§ **DATA FOR THE TASK**
- - - -

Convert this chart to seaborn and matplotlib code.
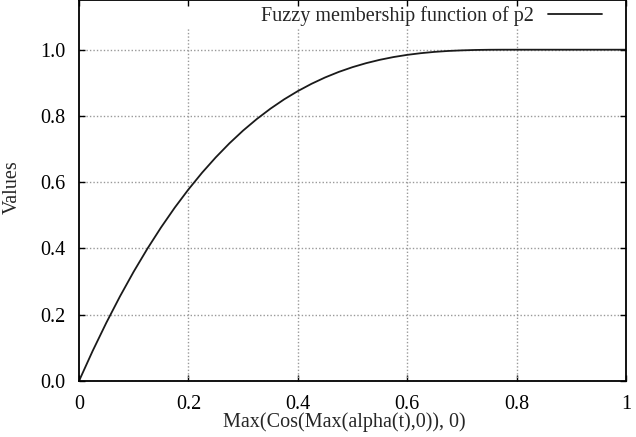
import matplotlib
matplotlib.use('Agg')
import matplotlib.pyplot as plt
import seaborn as sns

# values
x_vals = [0.0, 0.025, 0.05, 0.075, 0.1, 0.125, 0.15, 0.175, 0.2, 0.225, 0.25,
          0.275, 0.3, 0.325, 0.35, 0.375, 0.4, 0.425, 0.45, 0.475, 0.5, 0.525,
          0.55, 0.575, 0.6, 0.625, 0.65, 0.675, 0.7, 0.725, 0.75, 0.775, 0.8,
          0.9, 1.0]
y_vals = [0.0, 0.0909, 0.1760, 0.2557, 0.3301, 0.3993, 0.4636, 0.5232, 0.5781,
          0.6287, 0.6750, 0.7174, 0.7559, 0.7907, 0.8220, 0.8501, 0.8750, 0.8970,
          0.9163, 0.9330, 0.9473, 0.9594, 0.9695, 0.9778, 0.9844, 0.9895, 0.9934,
          0.9962, 0.9980, 0.9992, 0.9998, 1.0, 1.0, 1.0, 1.0]

x_ticks = [0, 0.2, 0.4, 0.6, 0.8, 1.0]
x_tick_labels = ['0', '0.2', '0.4', '0.6', '0.8', '1']
y_ticks = [0.0, 0.2, 0.4, 0.6, 0.8, 1.0]
y_tick_labels = ['0.0', '0.2', '0.4', '0.6', '0.8', '1.0']

series_label = 'Fuzzy membership function of p2'
x_label = 'Max(Cos(Max(alpha(t),0)), 0)'
y_label = 'Values'

sns.set_style('ticks')
plt.rcParams['font.family'] = ['Liberation Serif', 'DejaVu Serif']
plt.rcParams['font.size'] = 14.5

fig = plt.figure(figsize=(6.36, 4.37), dpi=100)
ax = fig.add_axes([79 / 636, 56 / 437, 547 / 636, 381 / 437])

# gnuplot-like dotted grid
grid_kw = dict(color='#999999', linestyle=(0, (1, 1.5)), linewidth=1.0)
ax.grid(axis='y', **grid_kw)
for xt in x_ticks[1:-1]:
    ax.axvline(xt, ymax=0.93, **grid_kw)
ax.set_axisbelow(True)

sns.lineplot(x=x_vals, y=y_vals, ax=ax, color='#1a1a1a', linewidth=1.3,
             label=series_label)

ax.set_xlim(0, 1)
ax.set_ylim(0, 1.15)
ax.set_xticks(x_ticks)
ax.set_xticklabels(x_tick_labels)
ax.set_yticks(y_ticks)
ax.set_yticklabels(y_tick_labels)
ax.tick_params(direction='in', length=4.5, width=1, top=True, right=True,
               pad=10, labelsize=14.5, colors='black')

for sp in ax.spines.values():
    sp.set_color('black')
    sp.set_linewidth(1.3)

ax.set_xlabel(x_label, fontsize=14.5)
ax.set_ylabel(y_label, fontsize=14.5)
ax.xaxis.set_label_coords(0.485, -0.082)
ax.yaxis.set_label_coords(-0.104, 0.51)

ax.legend(loc='center right', bbox_to_anchor=(0.956, 0.958), frameon=False,
          markerfirst=False, handlelength=2.7, handletextpad=0.7,
          borderpad=0, borderaxespad=0, fontsize=14.5)

fig.savefig('out.png', dpi=100)
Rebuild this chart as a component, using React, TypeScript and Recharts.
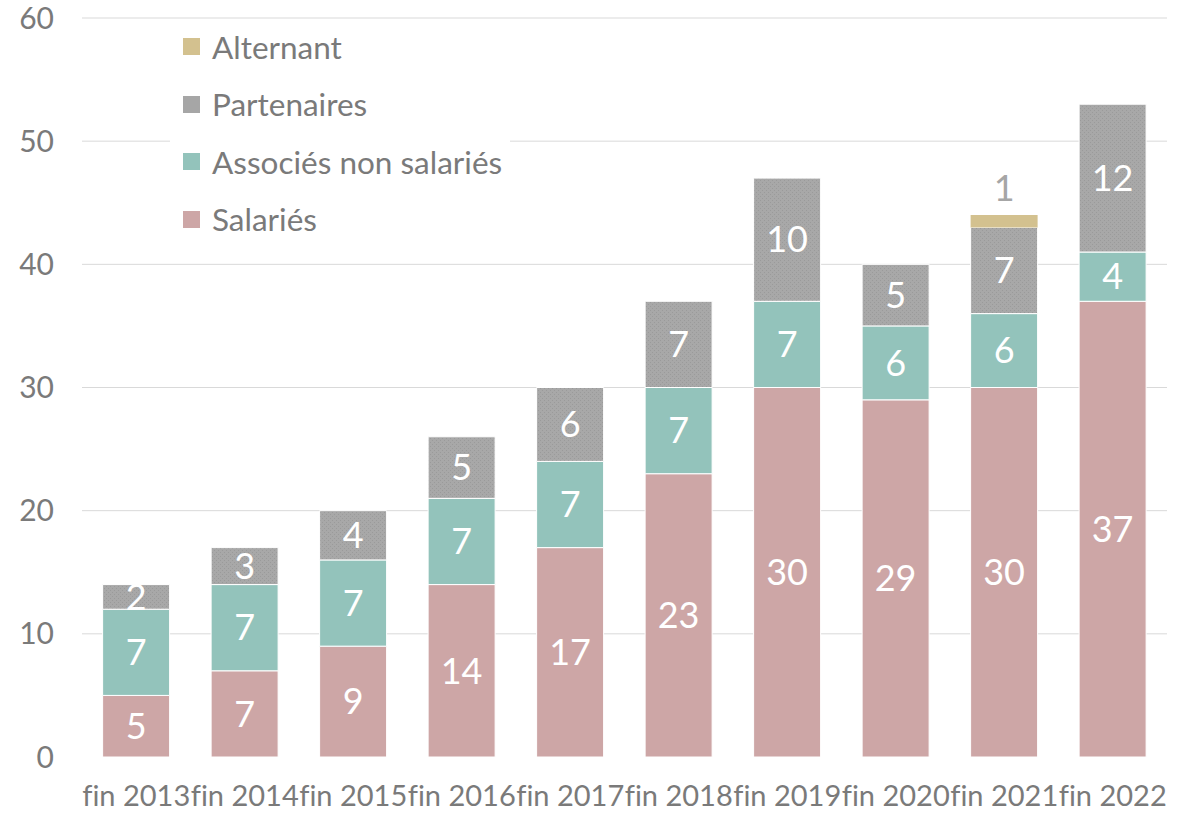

- - - -

§ **WORK TO BE COMPLETED**
Take the lines above from the top of the records through the one with "0.9962, 0.9980, 0.9992, 0.9998, 1.0, 1.0, 1.0, 1.0]" and repeat them exactly, without any pictures.

§ **EXPECTED ANSWER**
Convert this chart to seaborn and matplotlib code.
import matplotlib
matplotlib.use('Agg')
import matplotlib.pyplot as plt
import seaborn as sns

# values
x_vals = [0.0, 0.025, 0.05, 0.075, 0.1, 0.125, 0.15, 0.175, 0.2, 0.225, 0.25,
          0.275, 0.3, 0.325, 0.35, 0.375, 0.4, 0.425, 0.45, 0.475, 0.5, 0.525,
          0.55, 0.575, 0.6, 0.625, 0.65, 0.675, 0.7, 0.725, 0.75, 0.775, 0.8,
          0.9, 1.0]
y_vals = [0.0, 0.0909, 0.1760, 0.2557, 0.3301, 0.3993, 0.4636, 0.5232, 0.5781,
          0.6287, 0.6750, 0.7174, 0.7559, 0.7907, 0.8220, 0.8501, 0.8750, 0.8970,
          0.9163, 0.9330, 0.9473, 0.9594, 0.9695, 0.9778, 0.9844, 0.9895, 0.9934,
          0.9962, 0.9980, 0.9992, 0.9998, 1.0, 1.0, 1.0, 1.0]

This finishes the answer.